The scope of the study cover four (4) commercial banks listed in the Nigeria Stock Exchange for the period of 10 years- 2001-2005 and 2014-2018. The selected banks were United Bank for Africa Plc (UBA), First Bank of Nigeria Plc (FBN), Zenith Bank Plc (ZB) and Guaranty Trust Bank Plc (GTB). Data were obtain from secondary sources such as Annual Reports of Selected Banks, Website of National Bureau of Statistics, CBN website, Journals and the websites of the selected banks. This employed the equality of the mean of the key profitability ratios using t-test statistic. Paired Sample Statistics was employed to determine the difference between the performance evaluation variables (Net Profit Margin – NPM, Return on Assets – ROA and Return on Capital Employed – ROCE) before and after consolidation.

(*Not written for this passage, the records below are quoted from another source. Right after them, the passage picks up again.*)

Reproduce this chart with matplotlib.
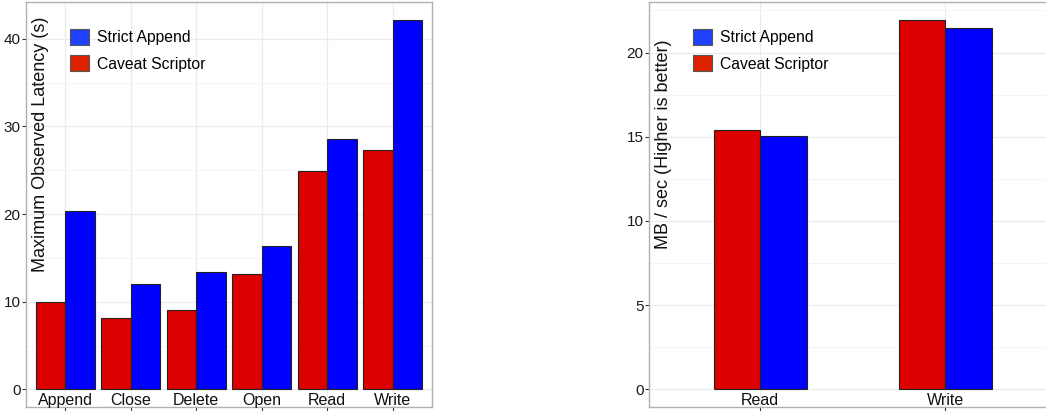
import numpy as np
import matplotlib
matplotlib.use('Agg')
import matplotlib.pyplot as plt
from matplotlib.patches import Patch

plt.rcParams['font.family'] = ['Liberation Sans', 'DejaVu Sans']

# latency panel
ops = ['Append', 'Close', 'Delete', 'Open', 'Read', 'Write']
lat_caveat = [10.0, 8.1, 9.1, 13.15, 24.9, 27.3]
lat_strict = [20.4, 12.0, 13.4, 16.35, 28.6, 42.1]

# throughput panel
io_ops = ['Read', 'Write']
tput_caveat = [15.37, 21.94]
tput_strict = [15.05, 21.45]

RED = '#dd0000'
BLUE = '#0000ff'
W, H = 1046, 411


def style_panel(ax, cats, ymax, ymin, major, ylabel):
    ax.set_xlim(0.4, len(cats) + 0.6)
    ax.set_ylim(ymin, ymax)
    ticks = np.arange(0, ymax, major)
    ax.set_yticks(ticks)
    ax.set_yticklabels(['%g' % t for t in ticks])
    ax.set_yticks(np.arange(major / 2, ymax, major), minor=True)
    ax.set_xticks(np.arange(1, len(cats) + 1))
    ax.set_xticklabels([])
    ax.grid(True, which='major', color='#ebebeb', linewidth=0.9)
    ax.grid(True, which='minor', axis='y', color='#f4f4f4', linewidth=0.6)
    ax.set_axisbelow(True)
    for s in ax.spines.values():
        s.set_color('#b0b0b0')
        s.set_linewidth(1.0)
    ax.tick_params(axis='y', which='major', length=3, pad=1, labelsize=11,
                   color='#333333', labelcolor='#1a1a1a')
    ax.tick_params(axis='y', which='minor', length=0)
    ax.tick_params(axis='x', length=4, color='#333333')
    for i, c in enumerate(cats):
        ax.text(i + 1, 0.018, c, transform=ax.get_xaxis_transform(),
                ha='center', va='center', fontsize=11.5, color='#111111')
    ax.text(0.035, 0.65, ylabel, transform=ax.transAxes, rotation=90,
            ha='center', va='center', fontsize=13, color='#111111')
    handles = [Patch(facecolor='#2040ff', edgecolor='#555555', linewidth=0.8, label='Strict Append'),
               Patch(facecolor='#dd2200', edgecolor='#555555', linewidth=0.8, label='Caveat Scriptor')]
    ax.legend(handles=handles, loc='upper left', bbox_to_anchor=(0.108, 0.933),
              frameon=False, fontsize=11.3, handlelength=1.2, handleheight=1.2,
              labelspacing=0.62, handletextpad=0.5, borderpad=0, borderaxespad=0)


fig = plt.figure(figsize=(W / 100, H / 100), dpi=100)

ax1 = fig.add_axes([26 / W, (H - 407.3) / H, 406 / W, 405.3 / H])
x1 = np.arange(1, len(ops) + 1)
bw1 = 0.45
ax1.bar(x1 - bw1 / 2, lat_caveat, bw1, color=RED, edgecolor='#222222', linewidth=0.8)
ax1.bar(x1 + bw1 / 2, lat_strict, bw1, color=BLUE, edgecolor='#222222', linewidth=0.8)
style_panel(ax1, ops, 44.2, -2.05, 10, 'Maximum Observed Latency (s)')

ax2 = fig.add_axes([649.3 / W, (H - 407.3) / H, 407 / W, 405.3 / H])
x2 = np.arange(1, len(io_ops) + 1)
bw2 = 0.25
ax2.bar(x2 - bw2 / 2, tput_caveat, bw2, color=RED, edgecolor='#222222', linewidth=0.8)
ax2.bar(x2 + bw2 / 2, tput_strict, bw2, color=BLUE, edgecolor='#222222', linewidth=0.8)
style_panel(ax2, io_ops, 23.0, -1.07, 5, 'MB / sec (Higher is better)')

fig.savefig('out.png', dpi=100)
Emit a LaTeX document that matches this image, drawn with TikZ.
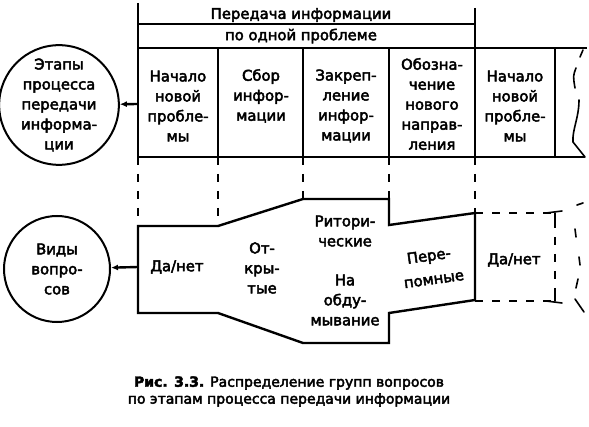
\documentclass[tikz,border=0pt]{standalone}
\usepackage{fontspec}
\setmainfont[RawFeature={embolden=3}]{DejaVu Sans}
\usetikzlibrary{arrows.meta}
\begin{document}
\begin{tikzpicture}[x=1pt,y=-1pt,
  txt/.style={align=center,inner sep=0pt,font=\fontsize{14.8}{20}\selectfont},
  captxt/.style={align=center,inner sep=0pt,font=\fontsize{14}{17}\selectfont},
  heavy/.style={line width=2.4pt},
  light/.style={line width=1.5pt},
  dsh/.style={line width=1.8pt,dash pattern=on 8pt off 9pt},
  ring/.style={circle,draw,line width=2pt,minimum size=106pt,inner sep=0pt,align=center,font=\fontsize{14.8}{20}\selectfont},
  brk/.style={line width=1.6pt,line cap=round}
]
\useasboundingbox (0,0) rectangle (589,427);

% ---------- top table ----------
\draw[heavy] (138,3) -- (138,163);
\draw[light] (475,8) -- (475,48);
\draw[light] (138,24) -- (475,24);
\draw[heavy] (138,48) -- (587,48);
\draw[heavy] (138,157) -- (585,157);
\foreach \x in {218,303,389,475,555} \draw[heavy] (\x,48) -- (\x,157);

\node[txt] (h1) at (301,15) {Передача информации};
\node[txt] (h2) at (301,36) {по одной проблеме};

\node[txt] (t1) at (178,106) {Начало\\новой\\пробле-\\мы};
\node[txt] (t2) at (261,96) {Сбор\\инфор-\\мации};
\node[txt] (t3) at (346,106) {Закреп-\\ление\\инфор-\\мации};
\node[txt] (t4) at (432,104) {Обозна-\\чение\\нового\\направ-\\ления};
\node[txt] (t5) at (515,106) {Начало\\новой\\пробле-\\мы};

% break at the right of the table
\draw[brk] (583,50) -- (580,57);
\draw[brk] (576,68) .. controls (573,76) .. (575,88);
\draw[brk] (579,100) .. controls (579,118) and (572,130) .. (573,142) -- (585,157);

% ---------- circles ----------
\node[ring] (c1) at (59,105) {Этапы\\процесса\\передачи\\информа-\\ции};
\node[ring] (c2) at (57,269) {Виды\\вопро-\\сов};
\coordinate (a1) at (138,104);
\coordinate (a2) at (138,267);
\draw[heavy,-{Latex[length=7pt,width=6pt]}] (a1) -- (c1);
\draw[heavy,-{Latex[length=7pt,width=6pt]}] (a2) -- (c2);

% ---------- dashed links ----------
\draw[dsh] (138,157) -- (138,226);
\draw[dsh] (218,157) -- (218,226);
\draw[dsh] (303,157) -- (303,199);
\draw[dsh] (389,157) -- (389,199);
\draw[dsh] (475,157) -- (475,213);

% ---------- bottom shape ----------
\draw[heavy,line join=miter] (218,226) -- (138,226) -- (138,313) -- (218,313) -- (303,343) -- (389,343)
  -- (389,313) -- (475,300) -- (475,213) -- (389,225) -- (389,199) -- (303,199) -- cycle;

\draw[dsh] (475,213) -- (555,213);
\draw[dsh] (475,301) -- (555,301);
\draw[dsh] (555,220) -- (555,295);
\draw[brk] (546,213) -- (562,211);
\draw[brk] (555,213) -- (555,220);
\draw[brk] (546,301) -- (562,303);
\draw[brk] (555,295) -- (555,301);

% dashed break on the right
\draw[brk] (577,205) -- (583,203);
\draw[brk] (575,229) -- (576,237);
\draw[brk] (579,257) -- (580,265);
\draw[brk] (578,279) -- (576,288);
\draw[brk] (575,299) -- (584,312);

\node[txt] (b1) at (177,267) {Да/нет};
\node[txt] (b2) at (262,268) {От-\\кры-\\тые};
\node[txt] (b3) at (345,231) {Ритори-\\ческие};
\node[txt] (b4) at (345,300) {На\\обду-\\мывание};
\node[txt,rotate=8] (b5) at (429,257) {Пере-};
\node[txt,rotate=8] (b6) at (434,280) {помные};
\node[txt] (b7) at (514,260) {Да/нет};

% ---------- caption ----------
\node[captxt] (cap1) at (289,383) {\textbf{Рис. 3.3.} Распределение групп вопросов};
\node[captxt] (cap2) at (289,400) {по этапам процесса передачи информации};
\end{tikzpicture}
\end{document}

Findings from the study depicts that there was statistically significant difference between pre-consolidation financial performance and the post consolidation financial performance of banks in Nigeria and there was significant difference between the pre consolidation Net Profit Margin and post consolidation Net Profit Margin. The implication of this is that the financial performance of the post consolidation era is better than that of pre consolidation era.
It was concluded that there was a significant improvement in the performance of banks after consolidation but it was discovered that one of the three profitability variables (ROA) showed insignificant difference.
Among other recommendation is that in order to discourage unethical practices on the part of the banks and their managements, the Central Bank of Nigeria (CBN) and other regulatory bodies should turn their searchlights on the Nigerian banking industry, so that the megabanks would not begin to perpetuate financial crimes to generate jumbo returns from the enormous funds available to them.